2011 fue para mi familia un año fatídico y un año hermoso
En marzo falleció mi aitite, mi abuelo Daniel, referente familiar, de esos patriarcas tranquilos que adensaba en torno a sí a la troupe familiar de manera inconsciente, con una invocación tácita que los demás aceptábamos de manera gratamente involuntaria. Eran unos encuentros siempre ruidosos en los que Daniel observaba desde la socarronería. Él fue báculo de mi juventud.
En octubre de ese mismo año, 2011, falleció mi amama, mi abuela Nieves, después de un largo camino de extravíos de la mano del Alzheimer. Si Daniel era el patriarca, ella era la matriarca silenciosa, la que aportaba esa otra cara de la moneda, el calor, la templanza, el cariño. La que nos permitía crecer bajo su ala cantando canciones de puñaladas traperas, limpiando lentejas o jugando a la brisa. Ella me enseñó el mar.
Recreo mis charlas con ellos, largas, atemporales, nutritivas siempre, sentidas y profundas, ligeras y volátiles. Siempre en torno a un café en vaso, eterno, capaz de unir la mediodía con la tarde y esta, muchas veces, con la noche. No eran momentos especiales, porque formaban parte de lo cotidiano, de la conversación en reposo, donde desgranaban las cuitas de su vida, las anécdotas de niño y niña de la guerra en Estella y en Barakaldo. Veían la dureza de su tiempo desde la alegría y el optimismo. Compartí muchas horas con ellos, muchas, una parte sustancial de mi forma de entender el mundo se cimenta en aquellos momentos, en aquellas charlas.
Anhelo su presencia, la echo en falta, aunque están presentes siempre de un modo u otro en mi forma de hacer, de pensar. Pero me gustaría hoy, 2021, conocer su opinión sobre la situación política, pandémica, ideológica, vital. Escucharles de nuevo. Recuerdo su paso por mi vida porque no sé muy bien cómo encajarían en el mundo actual, tan rápido, tan inmediato, tan denso, tan infoxicado.
Estoy hondamente convencido que la escucha reposada es una de las herramientas básicas que hemos perdido en el proceso de digitalización, en la proyección tecnológica de nuestras vida más allá del propio entorno. La escucha reposada que nos devolvía el eco de lo que habíamos sido para ser hoy lo que somos.
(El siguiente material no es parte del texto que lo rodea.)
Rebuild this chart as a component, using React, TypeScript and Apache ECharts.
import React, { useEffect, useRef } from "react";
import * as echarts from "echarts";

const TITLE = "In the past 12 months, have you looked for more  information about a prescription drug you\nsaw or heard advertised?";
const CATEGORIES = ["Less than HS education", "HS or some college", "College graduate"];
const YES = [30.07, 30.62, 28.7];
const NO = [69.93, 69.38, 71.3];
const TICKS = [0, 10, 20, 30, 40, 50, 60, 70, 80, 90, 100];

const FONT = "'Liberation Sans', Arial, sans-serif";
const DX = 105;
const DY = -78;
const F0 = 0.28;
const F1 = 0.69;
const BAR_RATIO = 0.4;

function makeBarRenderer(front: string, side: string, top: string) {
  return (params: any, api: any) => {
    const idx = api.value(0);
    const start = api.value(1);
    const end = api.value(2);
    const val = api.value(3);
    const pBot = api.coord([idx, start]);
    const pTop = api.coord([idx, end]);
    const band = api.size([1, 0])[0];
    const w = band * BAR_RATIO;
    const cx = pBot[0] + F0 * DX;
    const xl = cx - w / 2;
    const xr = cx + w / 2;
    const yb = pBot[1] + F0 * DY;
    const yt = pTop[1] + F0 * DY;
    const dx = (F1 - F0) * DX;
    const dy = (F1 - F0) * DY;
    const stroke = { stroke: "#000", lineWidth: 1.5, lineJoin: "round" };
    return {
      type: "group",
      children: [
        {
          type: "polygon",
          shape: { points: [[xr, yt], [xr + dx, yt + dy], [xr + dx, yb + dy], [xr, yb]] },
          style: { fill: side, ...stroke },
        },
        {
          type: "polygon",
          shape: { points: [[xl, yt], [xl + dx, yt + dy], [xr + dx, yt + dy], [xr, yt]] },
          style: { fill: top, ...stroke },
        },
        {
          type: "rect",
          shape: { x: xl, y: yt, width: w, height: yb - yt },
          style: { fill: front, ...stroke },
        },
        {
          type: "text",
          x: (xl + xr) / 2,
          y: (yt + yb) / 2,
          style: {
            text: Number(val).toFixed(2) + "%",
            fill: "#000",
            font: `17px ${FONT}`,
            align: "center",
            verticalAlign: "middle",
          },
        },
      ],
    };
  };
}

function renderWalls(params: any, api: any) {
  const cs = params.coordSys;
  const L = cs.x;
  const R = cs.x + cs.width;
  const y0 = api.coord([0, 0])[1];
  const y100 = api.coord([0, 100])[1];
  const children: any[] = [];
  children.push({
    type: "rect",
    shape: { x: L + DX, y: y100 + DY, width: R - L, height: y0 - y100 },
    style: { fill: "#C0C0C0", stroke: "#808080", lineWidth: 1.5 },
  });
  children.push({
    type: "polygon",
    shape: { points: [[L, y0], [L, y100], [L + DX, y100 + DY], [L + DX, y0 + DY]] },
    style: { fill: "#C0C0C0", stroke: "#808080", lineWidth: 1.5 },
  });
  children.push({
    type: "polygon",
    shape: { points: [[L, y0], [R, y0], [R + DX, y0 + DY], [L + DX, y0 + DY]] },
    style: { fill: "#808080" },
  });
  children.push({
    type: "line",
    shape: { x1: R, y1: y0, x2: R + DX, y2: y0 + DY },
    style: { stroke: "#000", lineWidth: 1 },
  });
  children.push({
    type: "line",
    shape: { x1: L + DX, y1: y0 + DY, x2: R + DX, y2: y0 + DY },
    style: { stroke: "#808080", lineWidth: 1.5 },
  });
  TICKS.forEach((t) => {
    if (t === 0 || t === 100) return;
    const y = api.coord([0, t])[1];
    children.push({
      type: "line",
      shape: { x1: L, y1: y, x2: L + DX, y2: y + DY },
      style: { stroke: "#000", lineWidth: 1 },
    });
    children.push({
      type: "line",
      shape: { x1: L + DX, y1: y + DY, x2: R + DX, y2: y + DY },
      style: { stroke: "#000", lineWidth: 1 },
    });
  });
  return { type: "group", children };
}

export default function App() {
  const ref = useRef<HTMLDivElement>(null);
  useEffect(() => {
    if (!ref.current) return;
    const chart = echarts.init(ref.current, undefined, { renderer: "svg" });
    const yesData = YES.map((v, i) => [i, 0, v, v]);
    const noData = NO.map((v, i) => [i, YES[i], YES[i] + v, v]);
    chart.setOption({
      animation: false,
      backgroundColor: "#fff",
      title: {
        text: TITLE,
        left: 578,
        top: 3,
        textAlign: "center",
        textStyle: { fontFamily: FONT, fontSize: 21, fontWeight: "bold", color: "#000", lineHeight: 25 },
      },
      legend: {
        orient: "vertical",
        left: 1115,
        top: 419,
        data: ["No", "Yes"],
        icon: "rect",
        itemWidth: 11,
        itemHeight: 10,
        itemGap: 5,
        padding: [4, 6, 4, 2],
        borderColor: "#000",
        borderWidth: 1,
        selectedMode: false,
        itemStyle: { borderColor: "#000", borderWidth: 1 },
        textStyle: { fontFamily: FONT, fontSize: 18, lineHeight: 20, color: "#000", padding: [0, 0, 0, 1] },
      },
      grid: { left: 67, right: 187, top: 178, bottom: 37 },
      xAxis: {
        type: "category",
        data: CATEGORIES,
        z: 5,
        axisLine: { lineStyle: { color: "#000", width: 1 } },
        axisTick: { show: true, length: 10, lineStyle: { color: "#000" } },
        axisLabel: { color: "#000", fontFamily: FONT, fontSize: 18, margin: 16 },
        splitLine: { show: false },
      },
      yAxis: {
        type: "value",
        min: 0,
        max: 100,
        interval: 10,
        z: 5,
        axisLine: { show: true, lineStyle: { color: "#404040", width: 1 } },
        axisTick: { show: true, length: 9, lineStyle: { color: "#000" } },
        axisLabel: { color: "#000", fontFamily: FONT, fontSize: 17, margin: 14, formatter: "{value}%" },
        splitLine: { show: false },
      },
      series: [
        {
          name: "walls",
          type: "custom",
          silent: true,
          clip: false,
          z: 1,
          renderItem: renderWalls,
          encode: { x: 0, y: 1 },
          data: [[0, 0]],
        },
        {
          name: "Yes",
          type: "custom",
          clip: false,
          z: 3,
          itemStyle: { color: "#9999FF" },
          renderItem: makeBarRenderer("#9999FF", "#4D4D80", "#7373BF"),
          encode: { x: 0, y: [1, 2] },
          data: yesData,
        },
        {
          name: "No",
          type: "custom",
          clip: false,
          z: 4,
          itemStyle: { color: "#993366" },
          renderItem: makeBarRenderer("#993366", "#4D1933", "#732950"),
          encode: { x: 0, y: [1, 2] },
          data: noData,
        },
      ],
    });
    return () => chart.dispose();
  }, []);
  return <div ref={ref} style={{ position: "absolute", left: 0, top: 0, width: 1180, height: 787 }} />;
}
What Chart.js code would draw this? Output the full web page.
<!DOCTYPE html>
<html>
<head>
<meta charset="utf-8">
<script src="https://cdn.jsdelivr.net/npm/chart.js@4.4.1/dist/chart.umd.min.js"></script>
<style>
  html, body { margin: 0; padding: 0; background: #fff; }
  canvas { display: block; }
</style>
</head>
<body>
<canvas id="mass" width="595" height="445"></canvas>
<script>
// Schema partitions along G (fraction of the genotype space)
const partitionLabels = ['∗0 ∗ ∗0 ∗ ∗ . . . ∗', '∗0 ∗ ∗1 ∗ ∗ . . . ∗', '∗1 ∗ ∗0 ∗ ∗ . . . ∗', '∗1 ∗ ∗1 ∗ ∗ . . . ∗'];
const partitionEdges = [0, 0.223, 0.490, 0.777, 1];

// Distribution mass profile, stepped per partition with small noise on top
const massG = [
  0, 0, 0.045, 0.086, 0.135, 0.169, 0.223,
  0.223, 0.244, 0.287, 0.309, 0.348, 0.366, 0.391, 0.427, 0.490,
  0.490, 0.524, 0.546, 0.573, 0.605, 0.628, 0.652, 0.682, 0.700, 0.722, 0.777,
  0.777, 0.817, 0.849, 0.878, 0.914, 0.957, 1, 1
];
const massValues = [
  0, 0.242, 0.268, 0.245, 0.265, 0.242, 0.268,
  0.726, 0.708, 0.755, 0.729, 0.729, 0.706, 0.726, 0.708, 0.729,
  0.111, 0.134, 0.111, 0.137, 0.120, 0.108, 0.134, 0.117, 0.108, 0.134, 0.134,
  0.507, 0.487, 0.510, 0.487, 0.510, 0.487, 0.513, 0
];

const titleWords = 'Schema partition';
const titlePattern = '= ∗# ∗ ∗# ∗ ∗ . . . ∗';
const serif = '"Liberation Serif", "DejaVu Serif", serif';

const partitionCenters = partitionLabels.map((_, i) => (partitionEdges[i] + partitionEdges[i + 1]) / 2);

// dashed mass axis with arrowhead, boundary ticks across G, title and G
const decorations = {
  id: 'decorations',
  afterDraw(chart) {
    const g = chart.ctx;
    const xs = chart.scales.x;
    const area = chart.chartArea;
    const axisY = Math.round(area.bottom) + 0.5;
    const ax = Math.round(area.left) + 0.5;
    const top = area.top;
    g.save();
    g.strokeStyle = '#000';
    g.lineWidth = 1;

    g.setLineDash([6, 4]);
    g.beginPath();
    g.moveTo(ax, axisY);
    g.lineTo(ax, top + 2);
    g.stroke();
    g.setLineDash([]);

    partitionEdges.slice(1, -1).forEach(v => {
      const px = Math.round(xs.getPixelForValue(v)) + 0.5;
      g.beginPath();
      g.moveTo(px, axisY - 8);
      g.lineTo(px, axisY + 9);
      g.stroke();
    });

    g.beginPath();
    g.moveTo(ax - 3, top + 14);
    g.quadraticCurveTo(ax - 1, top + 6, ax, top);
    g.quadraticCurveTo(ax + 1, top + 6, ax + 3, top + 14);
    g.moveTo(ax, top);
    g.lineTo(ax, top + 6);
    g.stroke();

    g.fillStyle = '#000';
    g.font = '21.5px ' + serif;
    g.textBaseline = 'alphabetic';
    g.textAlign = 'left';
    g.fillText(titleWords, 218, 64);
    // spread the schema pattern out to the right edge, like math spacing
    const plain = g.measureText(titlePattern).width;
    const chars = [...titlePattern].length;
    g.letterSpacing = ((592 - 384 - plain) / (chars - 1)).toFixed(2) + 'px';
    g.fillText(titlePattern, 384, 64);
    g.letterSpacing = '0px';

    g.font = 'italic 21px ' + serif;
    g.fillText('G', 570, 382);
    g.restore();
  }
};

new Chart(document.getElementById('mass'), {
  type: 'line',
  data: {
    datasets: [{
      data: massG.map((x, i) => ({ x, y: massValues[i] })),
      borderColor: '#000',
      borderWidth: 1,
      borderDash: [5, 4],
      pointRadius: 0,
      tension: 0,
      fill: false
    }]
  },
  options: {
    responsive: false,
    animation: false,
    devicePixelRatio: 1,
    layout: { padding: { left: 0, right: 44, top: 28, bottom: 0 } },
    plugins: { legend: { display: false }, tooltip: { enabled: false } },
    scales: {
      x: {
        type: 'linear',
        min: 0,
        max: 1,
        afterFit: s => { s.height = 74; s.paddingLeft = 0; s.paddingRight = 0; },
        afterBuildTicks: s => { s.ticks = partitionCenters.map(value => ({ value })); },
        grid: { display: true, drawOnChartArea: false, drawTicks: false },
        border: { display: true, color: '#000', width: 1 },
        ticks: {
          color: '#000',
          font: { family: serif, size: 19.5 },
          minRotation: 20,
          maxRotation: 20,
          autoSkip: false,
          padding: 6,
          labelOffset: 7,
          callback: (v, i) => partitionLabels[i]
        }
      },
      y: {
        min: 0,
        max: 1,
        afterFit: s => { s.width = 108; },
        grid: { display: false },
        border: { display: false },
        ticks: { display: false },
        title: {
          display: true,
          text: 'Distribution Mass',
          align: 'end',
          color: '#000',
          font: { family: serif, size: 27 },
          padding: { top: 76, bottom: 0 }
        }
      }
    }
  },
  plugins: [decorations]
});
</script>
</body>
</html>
La escucha reposada para entender, para comprender nuestra historia, nuestro lugar en ella. La escucha reposada para cimentar los cariños, las querencias, los amores que nos acompañan.
Creo que con ellos se va, se fue, otra forma de relacionarnos, una forma de acompasarnos al devenir de la vida con más argumentos, con más enterezas, quizá con más certezas. Y que tenemos la obligación, como sociedad, de recuperar, de impedir que eso se pierda para siempre.
En diciembre de aquel mismo año, de 2011 nació Daniela, su nieta.